TASK: Which lines have the string "this"? Copy all of them from the entries below.

LISTED ENTRIES:
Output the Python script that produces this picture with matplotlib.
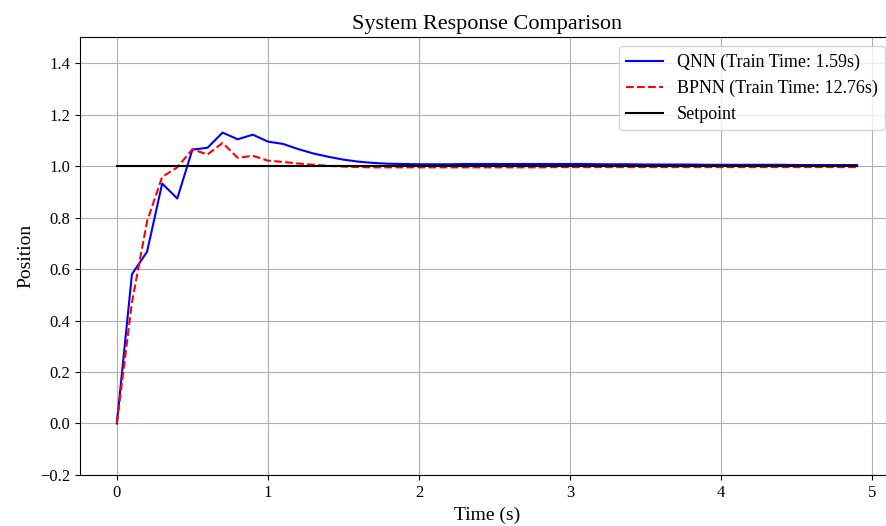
* * *
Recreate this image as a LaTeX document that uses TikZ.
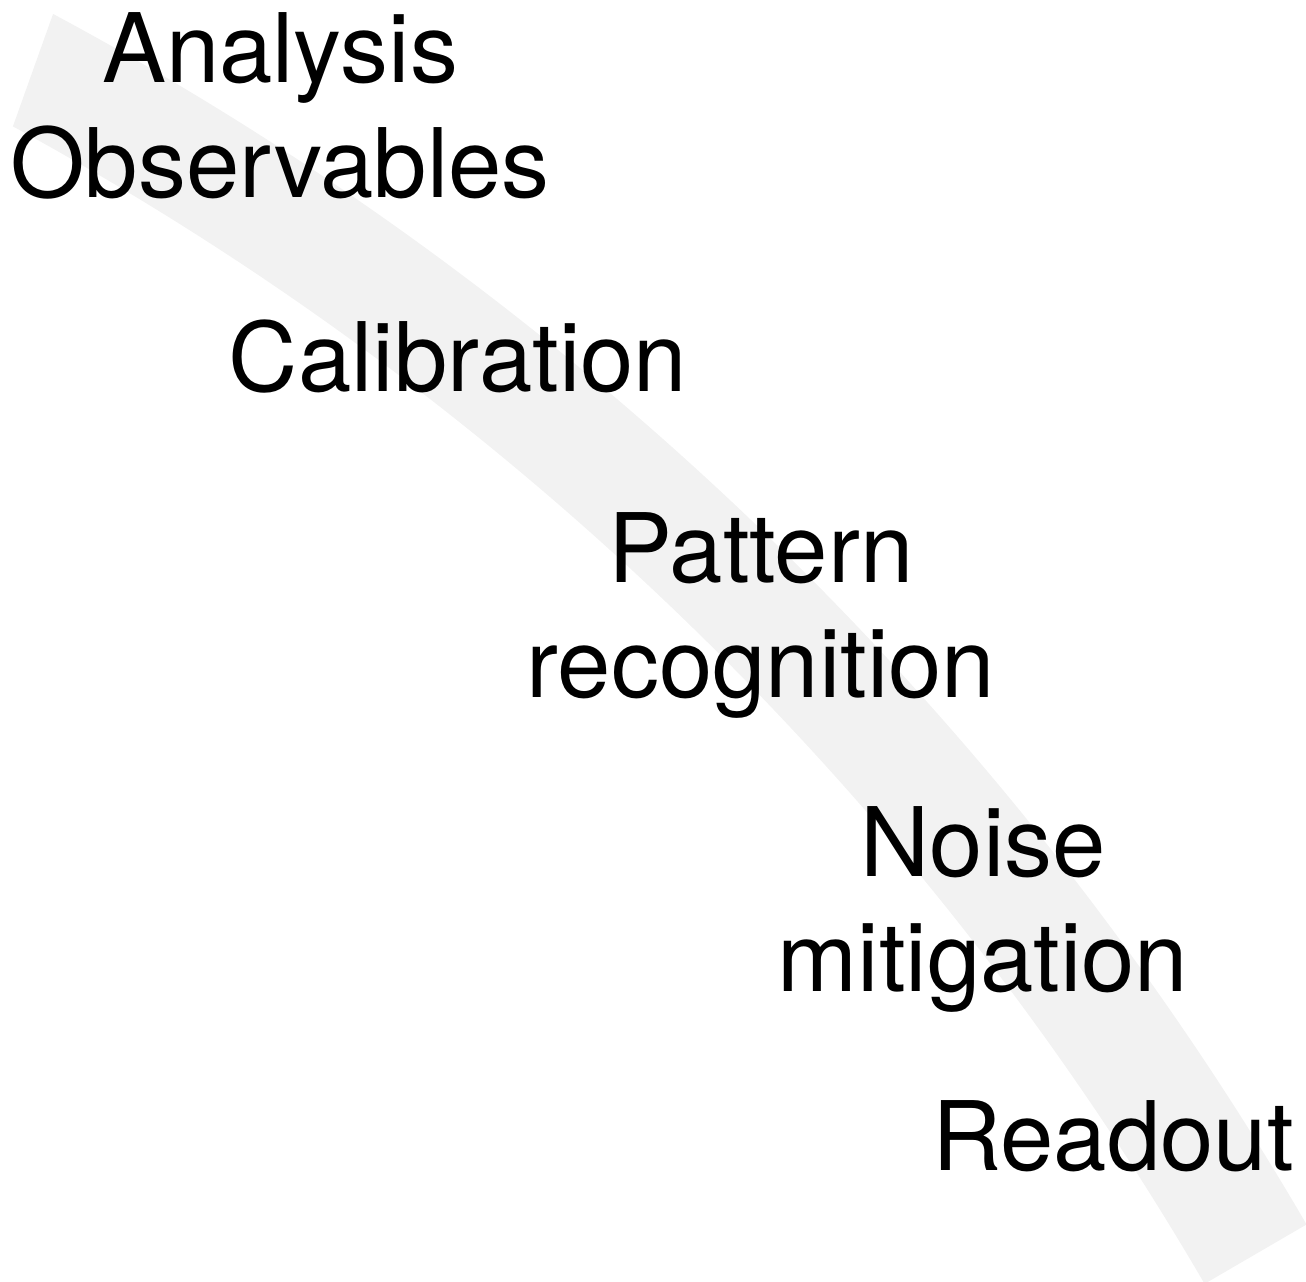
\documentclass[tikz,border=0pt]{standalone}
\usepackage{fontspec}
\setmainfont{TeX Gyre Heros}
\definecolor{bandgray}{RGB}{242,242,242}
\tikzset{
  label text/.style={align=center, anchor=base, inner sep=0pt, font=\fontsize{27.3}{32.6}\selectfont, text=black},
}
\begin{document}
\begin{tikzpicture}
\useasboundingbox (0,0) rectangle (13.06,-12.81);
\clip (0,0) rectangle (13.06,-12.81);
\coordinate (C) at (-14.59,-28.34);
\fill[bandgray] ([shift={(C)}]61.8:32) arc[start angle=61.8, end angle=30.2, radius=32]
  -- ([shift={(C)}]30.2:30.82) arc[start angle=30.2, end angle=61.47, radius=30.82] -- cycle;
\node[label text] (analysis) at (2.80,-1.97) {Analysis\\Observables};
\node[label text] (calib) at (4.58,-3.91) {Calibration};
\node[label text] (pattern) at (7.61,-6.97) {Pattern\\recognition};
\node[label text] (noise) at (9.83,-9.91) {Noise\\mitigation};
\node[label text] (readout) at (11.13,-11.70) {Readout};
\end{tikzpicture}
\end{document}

SOLUTION:
Output the Python script that produces this picture with matplotlib.
Recreate this image as a LaTeX document that uses TikZ.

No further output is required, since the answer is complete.